More city foundings followed in these years: Cori in 580BC, Big City in 235BC, Huamanga in 55BC. Big City was the spot I had earmarked for my "large city" at the end of the game, and I decided I would give it a name that would make it easy to identify. It had enough food to reach size 36; the only question was whether I would have enough time and happy/health resources to get it there. For now though, the spot was buried in jungle. Seven cities by 1AD is pretty good, I think, so hopefully I'll be able to score well on this one.

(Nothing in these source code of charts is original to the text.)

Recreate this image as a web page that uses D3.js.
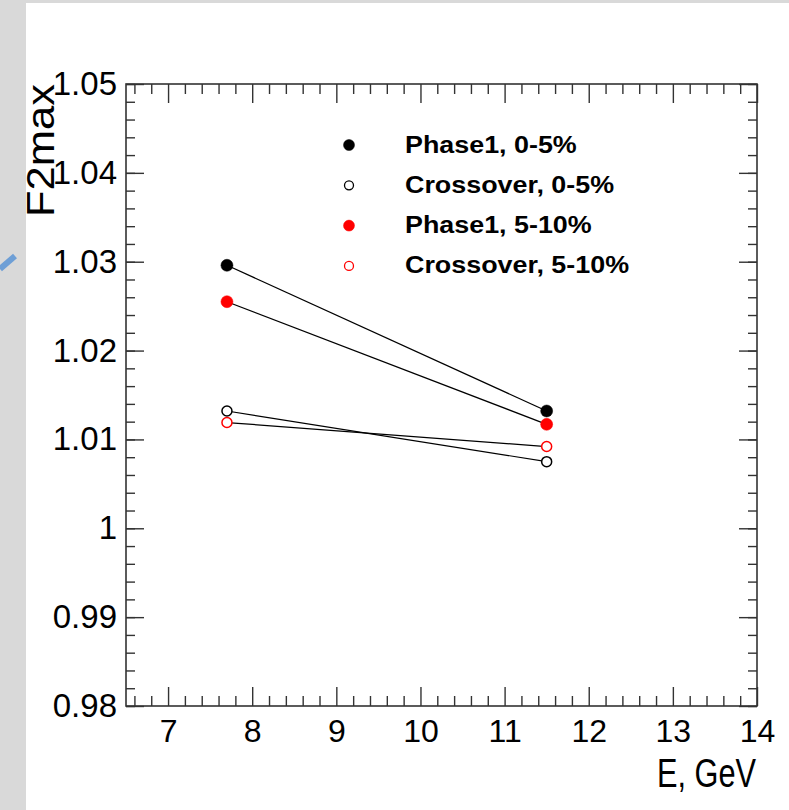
<!DOCTYPE html>
<html>
  <head>
    <meta charset="utf-8" />
    <script src="https://cdn.jsdelivr.net/npm/d3@7"></script>
    <style>
    body { margin: 0; background: #d9d9d9; }
    .tick text { font-family: "Liberation Sans", Arial, sans-serif; fill: #000; }
    .tick line { stroke: #333; stroke-width: 1.4; }
    .frame { fill: none; stroke: #333; stroke-width: 1.6; }
    .link { stroke: #000; stroke-width: 1.2; fill: none; }
    .leg-text { font-family: "Liberation Sans", Arial, sans-serif; font-weight: bold; font-size: 24px; }
    </style>
  </head>
  <body>
    <script type="text/javascript">
var W = 789, H = 810;

// data
var energies = [7.7, 11.5];
var phase1_0_5 = [1.0296, 1.0132];
var cross_0_5 = [1.0132, 1.0075];
var phase1_5_10 = [1.0255, 1.0117];
var cross_5_10 = [1.0119, 1.0092];

var seriesNames = ["Phase1, 0-5%", "Crossover, 0-5%", "Phase1, 5-10%", "Crossover, 5-10%"];
var seriesValues = [phase1_0_5, cross_0_5, phase1_5_10, cross_5_10];
var seriesColors = ["#000000", "#000000", "#ff0000", "#ff0000"];
var seriesFilled = [true, false, true, false];

var xTicks = [7, 8, 9, 10, 11, 12, 13, 14];
var yTicks = [0.98, 0.99, 1.0, 1.01, 1.02, 1.03, 1.04, 1.05];

var svg = d3.select("body").append("svg")
    .attr("width", W).attr("height", H);

// slide background
svg.append("rect").attr("x", 26).attr("y", 3).attr("width", W - 26).attr("height", H - 3)
    .attr("fill", "#ffffff");
svg.append("line").attr("x1", 0).attr("y1", 269).attr("x2", 15).attr("y2", 256)
    .attr("stroke", "#6e9fd6").attr("stroke-width", 6);

var x = d3.scaleLinear().domain([6.5, 14]).range([126, 757]);
var y = d3.scaleLinear().domain([0.98, 1.05]).range([706, 84]);

var xMinor = d3.range(33, 71).map(function(i) { return i / 5; }).filter(function(v) { return v % 1 !== 0; });
var yMinor = d3.range(490, 526).map(function(i) { return i / 500; });

function yFmt(d) { return String(+d.toFixed(2)); }

// minor ticks
svg.append("g").attr("transform", "translate(0,706)")
    .call(d3.axisBottom(x).tickValues(xMinor).tickSizeInner(-10).tickSizeOuter(0).tickFormat(""));
svg.append("g").attr("transform", "translate(0,84)")
    .call(d3.axisTop(x).tickValues(xMinor).tickSizeInner(-10).tickSizeOuter(0).tickFormat(""));
svg.append("g").attr("transform", "translate(126,0)")
    .call(d3.axisLeft(y).tickValues(yMinor).tickSizeInner(-9).tickSizeOuter(0).tickFormat(""));
svg.append("g").attr("transform", "translate(757,0)")
    .call(d3.axisRight(y).tickValues(yMinor).tickSizeInner(-9).tickSizeOuter(0).tickFormat(""));

// major ticks
var gx = svg.append("g").attr("transform", "translate(0,706)")
    .call(d3.axisBottom(x).tickValues(xTicks).tickSizeInner(-19).tickSizeOuter(0).tickPadding(13));
gx.selectAll("text").style("font-size", "32px");
svg.append("g").attr("transform", "translate(0,84)")
    .call(d3.axisTop(x).tickValues(xTicks).tickSizeInner(-19).tickSizeOuter(0).tickFormat(""));
var gy = svg.append("g").attr("transform", "translate(126,0)")
    .call(d3.axisLeft(y).tickValues(yTicks).tickSizeInner(-18).tickSizeOuter(0).tickPadding(9).tickFormat(yFmt));
gy.selectAll("text").style("font-size", "33px");
svg.append("g").attr("transform", "translate(757,0)")
    .call(d3.axisRight(y).tickValues(yTicks).tickSizeInner(-18).tickSizeOuter(0).tickFormat(""));

svg.selectAll(".domain").remove();

svg.append("rect").attr("class", "frame")
    .attr("x", 126).attr("y", 84).attr("width", 757 - 126).attr("height", 706 - 84);

// axis titles
svg.append("text")
    .attr("x", 756).attr("y", 787)
    .attr("text-anchor", "end")
    .attr("textLength", 99).attr("lengthAdjust", "spacingAndGlyphs")
    .style("font-family", "Liberation Sans, Arial, sans-serif")
    .style("font-size", "41px")
    .text("E, GeV");

svg.append("text")
    .attr("transform", "translate(54,84) rotate(-90)")
    .attr("text-anchor", "end")
    .attr("textLength", 133).attr("lengthAdjust", "spacingAndGlyphs")
    .style("font-family", "Liberation Sans, Arial, sans-serif")
    .style("font-size", "38px")
    .text("F2max");

// series
var line = d3.line()
    .x(function(d, i) { return x(energies[i]); })
    .y(function(d) { return y(d); });

seriesValues.forEach(function(vals) {
    svg.append("path").attr("class", "link").attr("d", line(vals));
});

seriesValues.forEach(function(vals, s) {
    svg.selectAll(null).data(vals).enter().append("circle")
        .attr("cx", function(d, i) { return x(energies[i]); })
        .attr("cy", function(d) { return y(d); })
        .attr("r", seriesFilled[s] ? 6 : 5)
        .attr("fill", seriesFilled[s] ? seriesColors[s] : "#fff")
        .attr("stroke", seriesColors[s])
        .attr("stroke-width", seriesFilled[s] ? 0.5 : 1.5);
});

// legend
var leg = svg.append("g");
seriesNames.forEach(function(name, s) {
    var cy = 145 + s * 40.3;
    leg.append("circle")
        .attr("cx", 349).attr("cy", cy)
        .attr("r", seriesFilled[s] ? 5.5 : 4.5)
        .attr("fill", seriesFilled[s] ? seriesColors[s] : "#fff")
        .attr("stroke", seriesColors[s])
        .attr("stroke-width", seriesFilled[s] ? 0.5 : 1.3);
    leg.append("text").attr("class", "leg-text")
        .attr("transform", "translate(405," + (cy + 7.5) + ") scale(1.12,1)")
        .text(name);
});
    </script>
  </body>
</html>
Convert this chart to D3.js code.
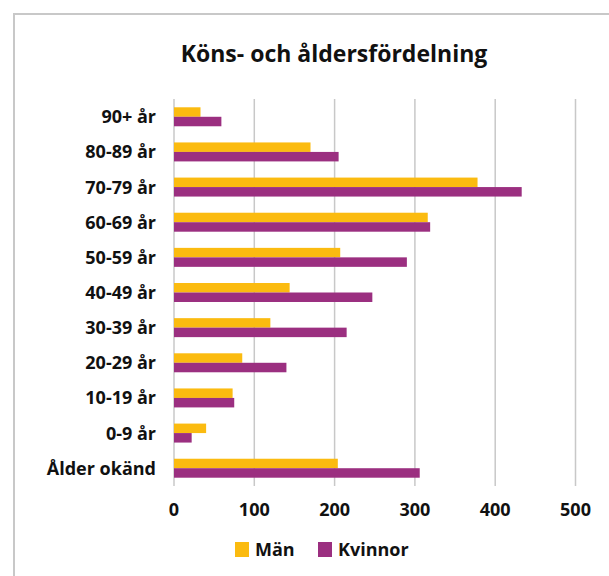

As far as the Gardens went, it was a challenge to build it so early without stone, I'll definitely admit that. I chopped two forests (post-Math, naturally) at Tiwanaku and made it with about two turns to spare. Therefore, I slowed down production to time with the crossing over into the AD years. So here we go, first the Gardens complete:
Notice that the extra population has now made Tiwanaku unhappy, heh. I guess I should get a military unit in there! And now here's the picture of my civ:
All of these cities have just grown by a population point; in fact, Cuzco has just grown last turn, so it has quickly jumped from size 5 to size 7. Good stuff there. I was extremely disappointed that Cori was only 1 turn away from hitting size 6, argh. I'm sure I could have gotten one more growth out of that city if I had paid a little closer attention to it. Another size 6 city would have helped out quite a bit in the population count. And here are the demographics:
My population jumped from 470,000 the turn before the Gardens to 866,000 this turn. Wow! Jumped me up into first place in population on the rankings - can you guess who's last with a paltry 273,000? I have no clue if that's good or not, but I certainly hope so. At the very least, I should score SOME points in this category; I'd be disappointed if 5 different people managed to get a higher population. I guess we'll find out on report day. Two alternate ways to get high populations here would include having fewer cities but ones with higher populations (you could probably do some interesting stuff with Hereditary Rule in this regard) or possibly by conquering some of Louis' cities and getting "free" population that way. I really pushed for this scoring goal, so I hope that I'll score something here, but we'll just have to wait and see.